## WORK TO DO
List each line of the data that holds the string "this", please.

## EXTRACTED ENTRIES

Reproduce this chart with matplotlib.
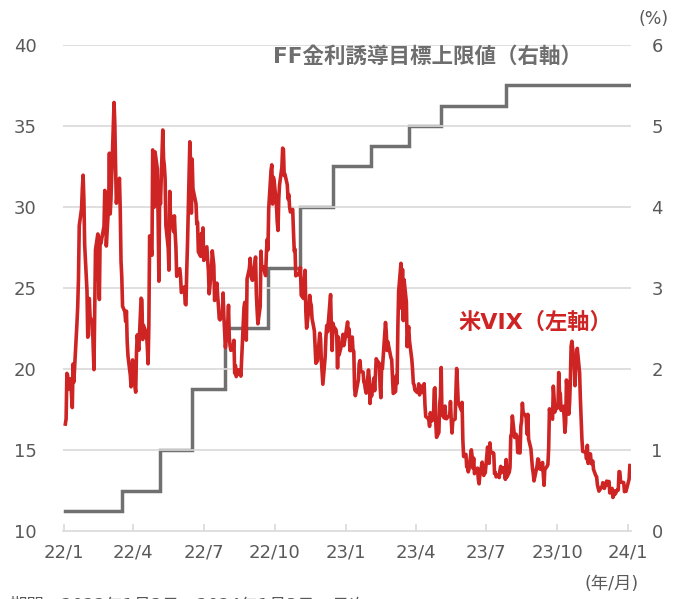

==

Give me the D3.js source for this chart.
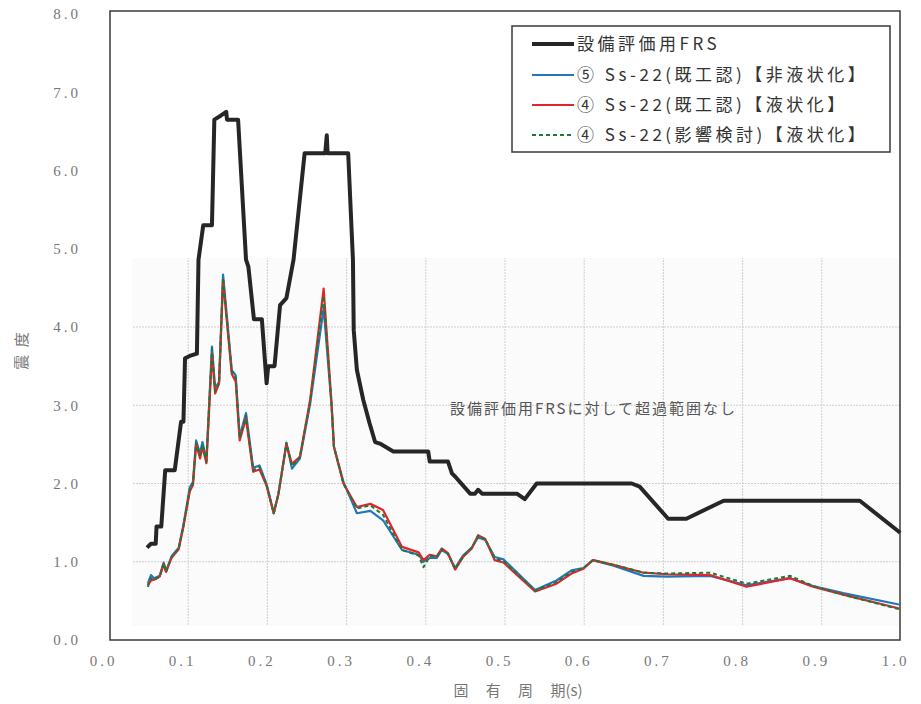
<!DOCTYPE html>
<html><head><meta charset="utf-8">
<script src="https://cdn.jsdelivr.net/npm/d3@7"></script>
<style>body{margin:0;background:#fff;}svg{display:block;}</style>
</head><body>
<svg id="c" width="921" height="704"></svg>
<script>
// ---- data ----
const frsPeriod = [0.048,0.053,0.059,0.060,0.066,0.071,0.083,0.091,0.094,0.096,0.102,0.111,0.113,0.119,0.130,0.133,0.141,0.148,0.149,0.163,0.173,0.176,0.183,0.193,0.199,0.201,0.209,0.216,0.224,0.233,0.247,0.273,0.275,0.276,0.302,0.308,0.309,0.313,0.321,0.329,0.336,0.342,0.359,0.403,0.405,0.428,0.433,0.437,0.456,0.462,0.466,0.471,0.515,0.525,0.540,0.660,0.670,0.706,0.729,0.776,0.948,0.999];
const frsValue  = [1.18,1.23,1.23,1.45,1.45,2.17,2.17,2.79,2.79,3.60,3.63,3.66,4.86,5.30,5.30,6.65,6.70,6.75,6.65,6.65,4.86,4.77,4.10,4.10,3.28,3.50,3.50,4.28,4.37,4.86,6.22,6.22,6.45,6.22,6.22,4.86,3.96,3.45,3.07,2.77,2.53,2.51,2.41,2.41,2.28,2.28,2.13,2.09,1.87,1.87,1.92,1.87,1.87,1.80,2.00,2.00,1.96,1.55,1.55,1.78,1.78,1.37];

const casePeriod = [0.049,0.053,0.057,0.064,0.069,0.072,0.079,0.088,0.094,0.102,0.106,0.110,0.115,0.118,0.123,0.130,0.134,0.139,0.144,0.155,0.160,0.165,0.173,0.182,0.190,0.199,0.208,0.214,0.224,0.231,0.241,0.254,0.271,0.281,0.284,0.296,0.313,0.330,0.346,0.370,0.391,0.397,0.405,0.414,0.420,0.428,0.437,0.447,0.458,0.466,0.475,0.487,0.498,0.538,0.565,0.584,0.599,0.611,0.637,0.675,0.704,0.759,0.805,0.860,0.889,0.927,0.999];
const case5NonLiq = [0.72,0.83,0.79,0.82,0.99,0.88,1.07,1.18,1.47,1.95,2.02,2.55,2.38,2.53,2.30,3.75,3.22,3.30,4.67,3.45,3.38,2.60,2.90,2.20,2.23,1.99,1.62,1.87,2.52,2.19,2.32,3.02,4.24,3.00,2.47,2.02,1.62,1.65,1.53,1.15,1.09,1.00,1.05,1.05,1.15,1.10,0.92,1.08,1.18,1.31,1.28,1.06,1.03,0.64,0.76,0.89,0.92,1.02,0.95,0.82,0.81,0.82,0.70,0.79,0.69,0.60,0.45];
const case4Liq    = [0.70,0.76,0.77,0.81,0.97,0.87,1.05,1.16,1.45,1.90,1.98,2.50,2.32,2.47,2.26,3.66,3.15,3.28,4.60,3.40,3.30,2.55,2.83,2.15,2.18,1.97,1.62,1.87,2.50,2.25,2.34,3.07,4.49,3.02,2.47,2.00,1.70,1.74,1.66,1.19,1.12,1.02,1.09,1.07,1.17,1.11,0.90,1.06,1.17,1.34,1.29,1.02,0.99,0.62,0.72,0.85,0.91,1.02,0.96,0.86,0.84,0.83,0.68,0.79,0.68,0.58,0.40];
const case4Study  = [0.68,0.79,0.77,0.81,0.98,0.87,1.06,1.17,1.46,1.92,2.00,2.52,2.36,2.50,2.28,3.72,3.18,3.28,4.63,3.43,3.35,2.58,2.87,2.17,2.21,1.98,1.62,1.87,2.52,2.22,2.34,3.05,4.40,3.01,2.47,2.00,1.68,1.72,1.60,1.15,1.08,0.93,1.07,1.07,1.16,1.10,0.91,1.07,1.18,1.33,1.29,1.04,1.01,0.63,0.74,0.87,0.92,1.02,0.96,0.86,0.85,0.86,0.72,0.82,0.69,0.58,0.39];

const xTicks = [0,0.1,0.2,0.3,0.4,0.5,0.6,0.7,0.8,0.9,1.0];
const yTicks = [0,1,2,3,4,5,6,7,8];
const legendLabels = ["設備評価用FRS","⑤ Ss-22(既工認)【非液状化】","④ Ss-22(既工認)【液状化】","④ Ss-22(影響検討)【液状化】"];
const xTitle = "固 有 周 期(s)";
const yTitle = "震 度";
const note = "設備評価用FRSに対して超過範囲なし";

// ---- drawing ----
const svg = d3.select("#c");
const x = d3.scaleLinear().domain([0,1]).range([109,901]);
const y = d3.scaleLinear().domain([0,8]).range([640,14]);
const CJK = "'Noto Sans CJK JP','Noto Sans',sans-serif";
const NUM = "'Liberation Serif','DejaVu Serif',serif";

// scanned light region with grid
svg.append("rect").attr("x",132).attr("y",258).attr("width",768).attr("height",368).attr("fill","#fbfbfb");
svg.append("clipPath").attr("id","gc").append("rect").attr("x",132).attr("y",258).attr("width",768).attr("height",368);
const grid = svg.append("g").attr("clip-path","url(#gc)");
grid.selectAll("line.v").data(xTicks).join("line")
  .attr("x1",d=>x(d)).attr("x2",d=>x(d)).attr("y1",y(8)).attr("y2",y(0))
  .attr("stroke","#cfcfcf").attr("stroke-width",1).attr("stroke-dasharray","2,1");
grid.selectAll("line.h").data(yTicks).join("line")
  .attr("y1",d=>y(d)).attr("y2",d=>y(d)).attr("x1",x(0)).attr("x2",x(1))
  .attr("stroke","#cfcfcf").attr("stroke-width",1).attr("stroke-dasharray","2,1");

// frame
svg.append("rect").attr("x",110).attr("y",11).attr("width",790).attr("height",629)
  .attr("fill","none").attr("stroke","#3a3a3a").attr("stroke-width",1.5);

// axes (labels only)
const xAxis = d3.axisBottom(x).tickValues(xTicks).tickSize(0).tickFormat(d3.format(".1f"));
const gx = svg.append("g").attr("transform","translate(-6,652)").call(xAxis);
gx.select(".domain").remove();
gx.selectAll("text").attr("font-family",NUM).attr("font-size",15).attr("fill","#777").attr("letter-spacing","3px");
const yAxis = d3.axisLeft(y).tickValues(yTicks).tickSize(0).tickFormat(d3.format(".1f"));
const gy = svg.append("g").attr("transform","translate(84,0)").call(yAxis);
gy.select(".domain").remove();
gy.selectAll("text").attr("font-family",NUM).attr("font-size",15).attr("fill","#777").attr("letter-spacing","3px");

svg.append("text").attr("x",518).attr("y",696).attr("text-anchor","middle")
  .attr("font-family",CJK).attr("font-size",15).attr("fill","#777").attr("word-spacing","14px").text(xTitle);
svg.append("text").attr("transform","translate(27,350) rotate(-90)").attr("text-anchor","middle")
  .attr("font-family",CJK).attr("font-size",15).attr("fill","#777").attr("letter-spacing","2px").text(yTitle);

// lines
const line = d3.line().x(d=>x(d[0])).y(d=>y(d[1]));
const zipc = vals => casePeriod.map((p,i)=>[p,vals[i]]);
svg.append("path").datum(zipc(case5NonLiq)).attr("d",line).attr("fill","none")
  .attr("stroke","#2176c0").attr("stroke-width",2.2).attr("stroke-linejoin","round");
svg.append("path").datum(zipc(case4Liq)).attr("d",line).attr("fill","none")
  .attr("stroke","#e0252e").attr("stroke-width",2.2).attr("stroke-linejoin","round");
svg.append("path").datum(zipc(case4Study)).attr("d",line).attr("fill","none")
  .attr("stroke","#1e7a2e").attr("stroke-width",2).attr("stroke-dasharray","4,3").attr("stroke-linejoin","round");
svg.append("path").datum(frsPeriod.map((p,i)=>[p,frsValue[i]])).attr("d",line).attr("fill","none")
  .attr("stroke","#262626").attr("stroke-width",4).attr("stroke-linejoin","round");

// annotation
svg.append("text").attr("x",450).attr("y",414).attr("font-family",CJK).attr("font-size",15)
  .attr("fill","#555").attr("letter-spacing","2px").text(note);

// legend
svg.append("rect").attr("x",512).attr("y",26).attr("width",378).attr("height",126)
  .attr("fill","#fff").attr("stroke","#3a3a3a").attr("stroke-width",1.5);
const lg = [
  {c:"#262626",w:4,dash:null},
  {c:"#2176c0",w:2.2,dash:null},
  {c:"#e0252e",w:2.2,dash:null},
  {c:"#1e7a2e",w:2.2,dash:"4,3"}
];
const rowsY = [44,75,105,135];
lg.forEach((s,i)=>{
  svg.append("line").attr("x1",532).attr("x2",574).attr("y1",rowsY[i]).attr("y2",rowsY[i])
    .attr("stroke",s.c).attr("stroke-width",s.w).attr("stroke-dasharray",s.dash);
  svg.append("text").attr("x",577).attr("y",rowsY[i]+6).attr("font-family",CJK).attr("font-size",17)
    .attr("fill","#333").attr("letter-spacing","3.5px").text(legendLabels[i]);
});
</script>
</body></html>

## COMPLETED TASK
Reproduce this chart with matplotlib.
Give me the D3.js source for this chart.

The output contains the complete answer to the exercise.